I do not receive money for these kids, no pensions or payment of any kind. What I do receive is the knowledge that perhaps my home has been a stepping stone to a new way of being or a safe harbour from the rough seas of life, perhaps I have learnt something that will bring me closer to being the person I want to become
I grow weary myself now and must take time to examine my motives further, I am frustrated at the systems that dump these kids in the too hard basket, I am sad that I can see some simple solutions for people who are screaming out for a better life but the funds set aside for marginalised people are being used to create an industry that is not what it claims to be.
For the moment I must be content to work for justice in my own small way however; I DO HAVE A DREAM:
That one day with the a group of like minded people, we will create a 'place', a bush boarding school. Where young people coming out of youth detention can rest their head at night, catch, prepare and cook themselves a feed, do some hard manual labour and be educated academically and socially. A place where they will learn what it feels like to create for themselves a life worth living.
Like in the Murundak story these kids will be able to tell their story in their way and THEY will define what it is to be "successful" "happy" "rich" and because of their past they will have skills that University trained Professionals do not have and maybe just maybe the "helping industry" will become obsolete.

Thursday, 7 April 2011

We Need a Youth Centre Now!

A Youth Centre benefits the whole community be providing a space for children and young adults to seek assistance from their community leaders: young people get a sense of being valued by the broader community, resulting in respect for themselves, their families, local  businesses, and adults in authority.  
Young people, like all people, feel valued by their community when they are socially included.
Being socially included means that people have the resources, opportunities and capabilities they need to:  
Learn: Participate in education and training.  
Work:  Participate in paid employment. 
Engage: Connect with people, use local services and participate in local, cultural, civic and recreational activities.  
Have a voice: Influence decisions that affect them. 
So who's job is it to provide these things:
We know that State and Federal Governments, through funding, provide: Schools, health centres, sporting venues, PCYC Centres and Programs for youth in crisis. 
If our community is to be inclusive we need to provide our young people with the resources, opportunity and capacity to engage with each other and the wider community in a space that is reflective of the activities they enjoy. 
The role of council, is to enhance communication and awareness of community needs across all levels, for better planning of services, facilities and infrastructure.  
In our Region we have 40% of our population under 24, local Government needs to provide a space for them to Engage, the same way they have provided two local Government venues for our 15% of Seniors to engage.
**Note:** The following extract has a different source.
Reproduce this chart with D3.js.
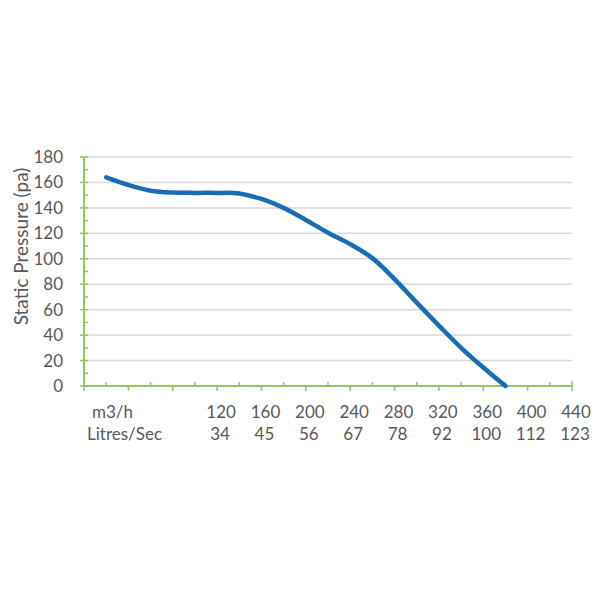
<!DOCTYPE html>
<html>
<head>
<meta charset="utf-8">
<script src="https://cdn.jsdelivr.net/npm/d3@7"></script>
<style>
  html, body { margin: 0; padding: 0; background: #fff; }
  text { font-family: Lato, "Open Sans", sans-serif; fill: #595959; }
</style>
</head>
<body>
<svg id="chart" width="600" height="600"></svg>
<script>
// Data: airflow (m3/h) vs static pressure (pa)
const airflow = [20, 40, 60, 80, 100, 120, 140, 160, 180, 200, 220, 240, 260, 280, 300, 320, 340, 360, 380];
const pressure = [164, 158, 153.5, 152, 151.8, 151.8, 151.3, 147, 140, 130.5, 120.5, 111.5, 100.5, 84, 65.5, 47.5, 30, 14.5, 0];
const yTicks = [0, 20, 40, 60, 80, 100, 120, 140, 160, 180];
const m3hLabels = [120, 160, 200, 240, 280, 320, 360, 400, 440];
const lpsLabels = ["34", "45", "56", "67", "78", "92", "100", "112", "123"];
const rowTitles = ["m3/h", "Litres/Sec"];
const yTitle = "Static Pressure (pa)";

(function () {
const svg = d3.select("#chart");
const pLeft = 84, pRight = 572, pTop = 157, pBottom = 386;

const x = d3.scaleLinear().domain([0, 440]).range([pLeft, pRight]);
const y = d3.scaleLinear().domain([0, 180]).range([pBottom, pTop]);

const green = "#92c95a";
const grid = "#d9d9d9";

// gridlines
svg.append("g").selectAll("line").data(yTicks.filter(d => d > 0)).join("line")
  .attr("x1", pLeft).attr("x2", pRight)
  .attr("y1", d => y(d)).attr("y2", d => y(d))
  .attr("stroke", grid).attr("stroke-width", 1.5);

// y axis (major ticks crossing, minor inside)
const yAxisG = svg.append("g");
yAxisG.append("line").attr("x1", pLeft).attr("x2", pLeft).attr("y1", pTop).attr("y2", pBottom)
  .attr("stroke", green).attr("stroke-width", 2);
yAxisG.selectAll("line.maj").data(yTicks).join("line").attr("class", "maj")
  .attr("x1", pLeft - 4).attr("x2", pLeft + 4)
  .attr("y1", d => y(d)).attr("y2", d => y(d))
  .attr("stroke", green).attr("stroke-width", 1.5);
yAxisG.selectAll("line.min").data(d3.range(10, 180, 20)).join("line").attr("class", "min")
  .attr("x1", pLeft).attr("x2", pLeft + 4)
  .attr("y1", d => y(d)).attr("y2", d => y(d))
  .attr("stroke", green).attr("stroke-width", 1.5);
yAxisG.selectAll("text").data(yTicks).join("text")
  .attr("x", 63).attr("y", d => y(d)).attr("dy", "0.35em")
  .attr("text-anchor", "end").attr("font-size", 17)
  .text(d => d);

// x axis
const xAxisG = svg.append("g");
xAxisG.append("line").attr("x1", pLeft).attr("x2", pRight).attr("y1", pBottom).attr("y2", pBottom)
  .attr("stroke", green).attr("stroke-width", 2);
xAxisG.selectAll("line.maj").data(d3.range(40, 440, 40)).join("line").attr("class", "maj")
  .attr("x1", d => x(d)).attr("x2", d => x(d))
  .attr("y1", pBottom).attr("y2", pBottom + 5)
  .attr("stroke", green).attr("stroke-width", 1.5);
xAxisG.selectAll("line.min").data(d3.range(20, 440, 40)).join("line").attr("class", "min")
  .attr("x1", d => x(d)).attr("x2", d => x(d))
  .attr("y1", pBottom - 4).attr("y2", pBottom)
  .attr("stroke", green).attr("stroke-width", 1.5);
xAxisG.selectAll("line.end").data([0, 440]).join("line").attr("class", "end")
  .attr("x1", d => x(d)).attr("x2", d => x(d))
  .attr("y1", pBottom - 5).attr("y2", pBottom + 5)
  .attr("stroke", green).attr("stroke-width", 1.5);

// curve
const line = d3.line().x((d, i) => x(airflow[i])).y(d => y(d)).curve(d3.curveCatmullRom.alpha(0.5));
svg.append("path").datum(pressure)
  .attr("d", line).attr("fill", "none")
  .attr("stroke", "#1a6db5").attr("stroke-width", 4.5).attr("stroke-linecap", "round");

// label table
const row1 = 418, row2 = 440;
svg.append("text").attr("x", 92).attr("y", row1).attr("font-size", 17).text(rowTitles[0]);
svg.append("text").attr("x", 87).attr("y", row2).attr("font-size", 17).text(rowTitles[1]);
svg.append("g").selectAll("text").data(m3hLabels).join("text")
  .attr("x", d => x(d) + 4).attr("y", row1).attr("text-anchor", "middle").attr("font-size", 17)
  .text(d => d);
svg.append("g").selectAll("text").data(lpsLabels).join("text")
  .attr("x", (d, i) => x(m3hLabels[i]) + 3).attr("y", row2).attr("text-anchor", "middle").attr("font-size", 17)
  .text(d => d);

// y title
svg.append("text")
  .attr("transform", `translate(28, ${(pTop + pBottom) / 2 - 25}) rotate(-90)`)
  .attr("text-anchor", "middle").attr("font-size", 19)
  .text(yTitle);
})();
</script>
</body>
</html>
Therefore I believe it is the role of our council to plan and facilitate a youth centre, that is representative of the needs of youth in the region.
By not providing this space the message we send to our young people is "we do not value you, enough to provide you with what you need. 
This can not be just any place, if we don't have the right people, with the right attitude, delivering the right model of youth centre, we might as well get used to young people using inappropriate spaces for their games, and  a growing disrespect for businesses and authority.
Look, I was born in 1962 and I loved my childhood, but we can not just romanticize the past and say our children need to do what we didi and like what we liked. It is a new generation and if we are to show them that we value them we need to ask them what they would like  to see in a youth centre. Also in our Region we have a large Aboriginal and Torres Strait Islander community more than double the national average, so we need to ask Murri kids and young adults, what they need in a space.
Following is how I see a Youth Centre, if you are under 25 please add your comments and lets start creating "Your Space".  
A Youth Centre needs to be a welcoming place where young people (0 -25) can go to:
1. Get information and advice
2. Connect with positive peer influences
3. Find adults who are understanding and kind in nature
4. Find Cultural safety i.e. A feeling of being able to express your own cultural beliefs without complaint or judgement. 
5. Find recreational activities ( Music, dance, games, sport)
6. A Community Bus service to and from the venue after dark.
7. Cafe' hot & cold beverages, food. (Affordable)
8. A comfortable environment where they feel safe to just chill out
9.  Have access to and instruction in; computers: internet, facebook, blogging, tweeting, Desk top publishing, assignment and homework tutoring. 
10.  Organize and conduct their own Social events
11. Access to a Professional Psychologist and links to other services they may need.
My Vision, is it yours???
I see the venue as a big warehouse style building, with a stage and music equipment and a large lounge area and internet cafe' as the focal points.
The venue needs to be open: from 5pm to midnight each evening and 11am to midnight Sat and Sundays: (Youth 13 and under must leave the centre by 9pm each evening:  Day time hours Monday to Friday young people should be working or studying, just as all members of the community are in these hours, those who are not, need to be in State and Federal Government funded programs)
A site manager/volunteer co-ordinator and two youth mentors would be paid work and all other positions would be training and volunteer positions. 
Because of our geographical situation in the Rockhampton Region two sub youth centres would also operate out of Mt Morgan and Yeppoon, using the same model.


Wednesday, 6 April 2011


I thank the Aboriginal ancestors for taking care of this place we call the Rockhampton Region: Darumbal, Gungaloo, and our neighbours Baili, Goorang Goorang,and the Gurangu people, I am so sorry that our development was tainted with your blood, I wish it was not, for perhaps then we could work together as friends rather than adversaries. I stand where your blood spilled on the ground and I cry for you.
I thank my ancestors for their hard work to create prosperity out of poverty and for developing a place where I can prosper. I stand where your blood spilled on the ground and I am in awe of you.
But this place does not belong to you and very soon it will no-longer belong to me, it belongs to our children and our Grandchildren and their children: Murri children, Migaloo children,  the children who are born to this country and the children who's families  come looking for a better life. Let us not be the generation that hands down to our children less than what we inherited.